Picam a mata, abrem caminhos e clareiras, fazem fogueiras, caçam para comer e cozinham os palmitos, fomentando a rede clandestina de alimentos livres de impostos e impróprios para o consumo, vista a ameaça da bactéria Clostridium botulinum (oriunda da falta de higiene e que provoca o botulismo). Os mantenedores do sistema? Desde os menores e individuais consumidores até os maiores comércios do país, passando por pizzarias e restaurantes, inclusive os elitizados. Para inibir, além de evitar o confronto, a estratégia é buscar o diálogo junto aos palmiteiros e projetos que incentivam a produção do Jussara de forma consciente nas comunidades ribeirinhas.

Além disso, há incentivo à educação ambiental, disponível para alunos do ensino fundamental e universidades. Uma iniciativa que se espalha pelas reservas particulares e pelas Unidades de Conservação estaduais, visando transformar a ameaça em aliada. Tudo em nome da preservação da mata, responsável pela existência e sobrevivência da raça humana. Uma luta travada dia-a-dia pelos Balbonis em nome de seu principal membro, o que dá nome ao parque. Um lugar adquirido com indenização do Estado brasileiro às famílias de mortos e desaparecidos durante a Ditadura Militar brasileira (1964/1985).
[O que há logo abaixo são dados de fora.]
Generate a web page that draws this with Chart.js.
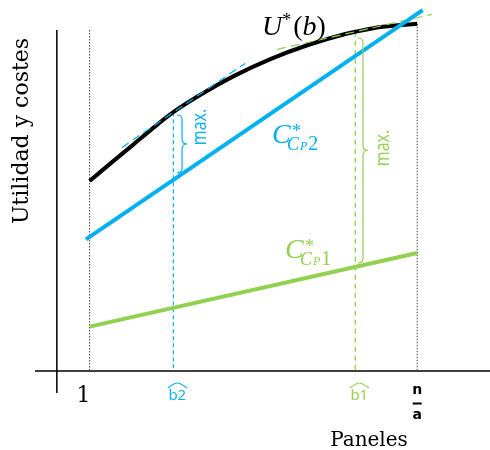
<!DOCTYPE html>
<html>
<head>
<meta charset="utf-8">
<script src="https://cdn.jsdelivr.net/npm/chart.js@4.4.1/dist/chart.umd.min.js"></script>
<style>
  html, body { margin: 0; padding: 0; background: #fff; }
  #wrap { width: 490px; height: 450px; }
</style>
</head>
<body>
<div id="wrap"><canvas id="grafico" width="490" height="450"></canvas></div>
<script>
// curva de utilidad U*(b)
var panelX = [1, 1.6, 2.2, 2.7, 3.3, 4, 5, 6, 7, 8, 8.3, 9, 10];
var utilidad = [47.5, 52.1, 56.6, 60.4, 64.7, 68.8, 73.9, 78.1, 81.5, 84.2, 84.8, 86.0, 86.8];

// rectas de coste
var costeCP2X = [0.9, 10.15];
var costeCP2 = [32.9, 90.2];
var costeCP1X = [1, 10];
var costeCP1 = [11.1, 29.5];

// tangentes (paralelas a cada coste)
var tangenteCP2X = [1.89, 5.27];
var tangenteCP2 = [55.9, 76.9];
var tangenteCP1X = [6.15, 10.4];
var tangenteCP1 = [80.4, 89.15];

// marcas del eje x y altura de sus guias
var tickX = [1, 3.3, 8.3, 10];
var tickLabels = ['1', 'b2', 'b1', 'n/a'];
var guiaTop = [85.25, 64.7, 84.8, 86.8];

// llaves "max."
var llaveX = [3.54, 8.51];
var llaveTop = [64, 83.25];
var llaveBottom = [49.5, 27];

var AZUL = '#00B0F0';
var VERDE = '#92D050';

function pts(xs, ys) {
  return xs.map(function(x, i) { return { x: x, y: ys[i] }; });
}

function linea(data, color, width, dash) {
  return {
    data: data,
    borderColor: color,
    borderWidth: width,
    borderDash: dash || [],
    pointRadius: 0,
    pointHitRadius: 0,
    fill: false,
    tension: 0
  };
}

var curvaU = linea(pts(panelX, utilidad), '#000', 4);
curvaU.cubicInterpolationMode = 'monotone';

// el primero se dibuja encima
var datasets = [
  linea(pts(costeCP2X, costeCP2), AZUL, 4),
  linea(pts(tangenteCP2X, tangenteCP2), AZUL, 1.2, [8, 5]),
  linea(pts(tangenteCP1X, tangenteCP1), VERDE, 1.2, [9, 5]),
  curvaU,
  linea(pts(costeCP1X, costeCP1), VERDE, 4),
  linea([{ x: tickX[0], y: guiaTop[0] }, { x: tickX[0], y: 0 }], '#444', 1, [1.5, 1.5]),
  linea([{ x: tickX[1], y: guiaTop[1] }, { x: tickX[1], y: 0 }], AZUL, 1.2, [4, 3]),
  linea([{ x: tickX[2], y: guiaTop[2] }, { x: tickX[2], y: 0 }], VERDE, 1.3, [5, 4]),
  linea([{ x: tickX[3], y: guiaTop[3] }, { x: tickX[3], y: 0 }], '#444', 1, [1.5, 1.5]),
  linea([{ x: -0.5, y: 0 }, { x: 12, y: 0 }], '#000', 1.5),
  linea([{ x: 0.1, y: 85.25 }, { x: 0.1, y: -5.5 }], '#000', 1.5)
];

function tramos(ctx, x, y, runs) {
  runs.forEach(function(r) {
    ctx.font = r.font;
    ctx.fillText(r.text, x + (r.dx || 0), y + (r.dy || 0));
    x += ctx.measureText(r.text).width + (r.dx || 0) + (r.gap || 0);
  });
}

function llave(ctx, x, top, bottom, color) {
  var mid = (top + bottom) / 2, h = 5, r = 5, t = 5;
  ctx.save();
  ctx.strokeStyle = color;
  ctx.lineWidth = 1.2;
  ctx.beginPath();
  ctx.moveTo(x - h, top);
  ctx.quadraticCurveTo(x, top, x, top + r);
  ctx.lineTo(x, mid - r);
  ctx.quadraticCurveTo(x, mid, x + t, mid);
  ctx.quadraticCurveTo(x, mid, x, mid + r);
  ctx.lineTo(x, bottom - r);
  ctx.quadraticCurveTo(x, bottom, x - h, bottom);
  ctx.stroke();
  ctx.restore();
}

function textoVertical(ctx, text, x, y, font, color, sx) {
  ctx.save();
  ctx.translate(x, y);
  ctx.rotate(-Math.PI / 2);
  if (sx) ctx.scale(sx, 1);
  ctx.font = font;
  ctx.fillStyle = color;
  ctx.textAlign = 'center';
  ctx.textBaseline = 'middle';
  ctx.fillText(text, 0, 0);
  ctx.restore();
}

var anotaciones = {
  id: 'anotaciones',
  afterDatasetsDraw: function(chart) {
    var ctx = chart.ctx, sx = chart.scales.x, sy = chart.scales.y;
    ctx.save();
    ctx.textBaseline = 'alphabetic';

    // llaves
    llave(ctx, sx.getPixelForValue(llaveX[0]), sy.getPixelForValue(llaveTop[0]), sy.getPixelForValue(llaveBottom[0]), AZUL);
    llave(ctx, sx.getPixelForValue(llaveX[1]), sy.getPixelForValue(llaveTop[1]), sy.getPixelForValue(llaveBottom[1]), VERDE);
    textoVertical(ctx, 'max.', 200, 127, '20px "Open Sans"', AZUL, 0.8);
    textoVertical(ctx, 'max.', 383, 148, '20px "Open Sans"', VERDE, 0.8);

    // U*(b)
    ctx.fillStyle = '#000';
    ctx.textAlign = 'left';
    tramos(ctx, 262, 35, [
      { text: 'U', font: 'italic 28px "Liberation Serif"' },
      { text: '*', font: '18px "Liberation Serif"', dy: -9, gap: 2 },
      { text: '(', font: '28px "Liberation Serif"' },
      { text: 'b', font: 'italic 28px "Liberation Serif"' },
      { text: ')', font: '28px "Liberation Serif"' }
    ]);

    // C*CP2 y C*CP1
    var etiquetas = [
      { x: 272, y: 143, color: AZUL, n: '2' },
      { x: 285, y: 258, color: VERDE, n: '1' }
    ];
    etiquetas.forEach(function(e) {
      ctx.fillStyle = e.color;
      ctx.font = 'italic 28px "Liberation Serif"';
      ctx.fillText('C', e.x, e.y);
      ctx.font = '18px "Liberation Serif"';
      ctx.fillText('*', e.x + 20, e.y - 6);
      tramos(ctx, e.x + 15, e.y + 7, [
        { text: 'C', font: 'italic 18px "Liberation Serif"' },
        { text: 'P', font: 'italic 12px "Liberation Serif"', dx: 1, gap: 1 },
        { text: e.n, font: '20px "Liberation Serif"' }
      ]);
    });

    // marcas del eje x
    ctx.textAlign = 'center';
    ctx.fillStyle = '#000';
    ctx.font = '22px "DejaVu Serif"';
    ctx.fillText(tickLabels[0], sx.getPixelForValue(tickX[0]) - 6, 402);

    [[1, AZUL], [2, VERDE]].forEach(function(p) {
      var cx = sx.getPixelForValue(tickX[p[0]]) + 4;
      ctx.fillStyle = p[1];
      ctx.strokeStyle = p[1];
      ctx.font = '15px "Open Sans"';
      ctx.fillText(tickLabels[p[0]], cx, 400);
      ctx.lineWidth = 1.2;
      ctx.beginPath();
      ctx.moveTo(cx - 9.5, 388);
      ctx.quadraticCurveTo(cx - 3, 383, cx, 383);
      ctx.quadraticCurveTo(cx + 3, 383, cx + 9.5, 388);
      ctx.stroke();
    });

    var partes = tickLabels[3].split('/');
    var nx = sx.getPixelForValue(tickX[3]);
    ctx.fillStyle = '#000';
    ctx.font = 'bold 14px "DejaVu Sans"';
    ctx.fillText(partes[0], nx, 394);
    ctx.fillRect(nx - 4.5, 402.5, 9, 2);
    ctx.fillText(partes[1], nx, 419);

    // titulos de los ejes
    ctx.font = '20px "DejaVu Serif"';
    ctx.fillText('Paneles', 369, 446);
    ctx.save();
    ctx.translate(28, 131);
    ctx.rotate(-Math.PI / 2);
    ctx.font = '22px "DejaVu Serif"';
    ctx.textAlign = 'center';
    ctx.fillText('Utilidad y costes', 0, 0);
    ctx.restore();

    ctx.restore();
  }
};

new Chart(document.getElementById('grafico'), {
  type: 'line',
  data: { datasets: datasets },
  options: {
    responsive: false,
    animation: false,
    events: [],
    layout: { padding: { left: 35, right: 0, top: 0, bottom: 50 } },
    plugins: { legend: { display: false }, tooltip: { enabled: false } },
    scales: {
      x: { type: 'linear', min: -0.5, max: 12, display: false },
      y: { type: 'linear', min: -7.25, max: 92.75, display: false }
    }
  },
  plugins: [anotaciones]
});
</script>
</body>
</html>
Não é de hoje que a família pensa no bem comum social.

 

EM NOME DA LIBERDADE

Iniciada com o casamento de seu Luiz, um empresário autodidata que se fez sozinho, e dona Francisca Áurea, estudiosa dona de casa, a família cresceu em São Miguel Arcanjo (SP) com oito filhos, sendo Luiz Fogaça Balboni, o Zizo, o mais velho. Aprumado, como diziam, e inteligente, cresceu vendo os pais trabalhando na roça e adolescente foi estudar na capital – sendo seguido por mais dois irmãos, Aldo e Vital. Mais tarde, estudante da Universidade de São Paulo (USP), já na década de 1960, Zizo vivenciou o cenário político da época, o golpe civil-militar. Com espírito livre e justiceiro, como definem os que o conheceram, se aliou à Ação Libertadora Nacional (ALN).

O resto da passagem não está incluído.